The penalty was, in effect, a tax on working. Because of the nation's
demographics and the labor shortage, Congress decided to change
the law. Both the House and Senate passed the bill unanimously,
a rare political feat.
The
new law, which is retroactive to January 1, 2000, will affect approximately
900,000 beneficiaries. With the elimination of the earnings test,
each beneficiary who decides to work will receive, on average, an
additional $6,700 in benefits, according to the Social Security
Administration.
Taking
this new incentive into account, we asked the question: Just how
many beneficiaries might be induced to work? In 1995, only 20.9%
of all the employable persons within the age range of 65-69 were
working or looking for work. The roaring economy and the tight labor
market added roughly 2 points. In 1999, 22.2% of employable persons
were participating in the labor force.
Using
figures from the Social Security Administration and the Statistical
Abstract of the U.S, the Beacon Hill Institute estimates that the
new provision would raise wages by 34% for those who work. For every
10% increase in wages, the labor supply rises by 4.4%.(1)
In the current context, this means that the proportion of those
aged 60-69 who work will rise from 22.2% to 25.5%.
1
I. Hansson and C. Stuart.
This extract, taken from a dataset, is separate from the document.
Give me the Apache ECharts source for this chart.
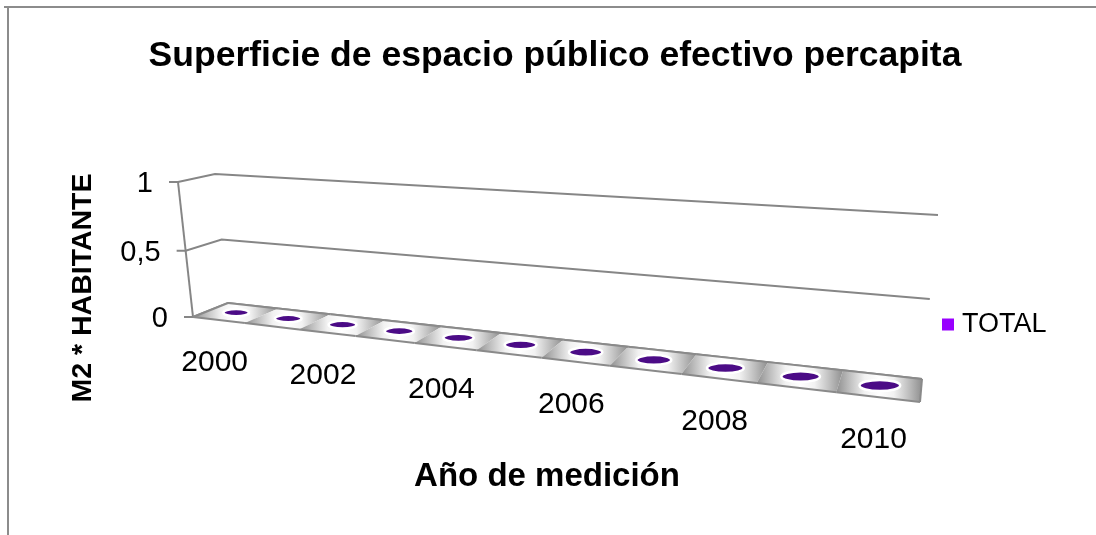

The Effects of Taxes on Aggregate
Labor: A Cross Country General Equilibrium Study, Scandinavian
Journal of Economics, 95: 311-326, 1993.
Methodology
According
to the US Census, the annual median money income in 1997 dollars
for people aged 65 and older was $17,768. Assume a 10% increase
due to inflation and we arrive at $19,545. The Social Security Administration
estimates that each beneficiary affected by the legislation will
receive an average of $6,700 representing an increase of 34%. The
economic literature suggests a labor supply elasticity of .44. Then
if wages rise by 34%, the labor supply will rise by 0.44*34% = 15%.
The labor supply was 22.2% of those aged 65-69; it is this figure
that will now rise by 15%, to 25.5%.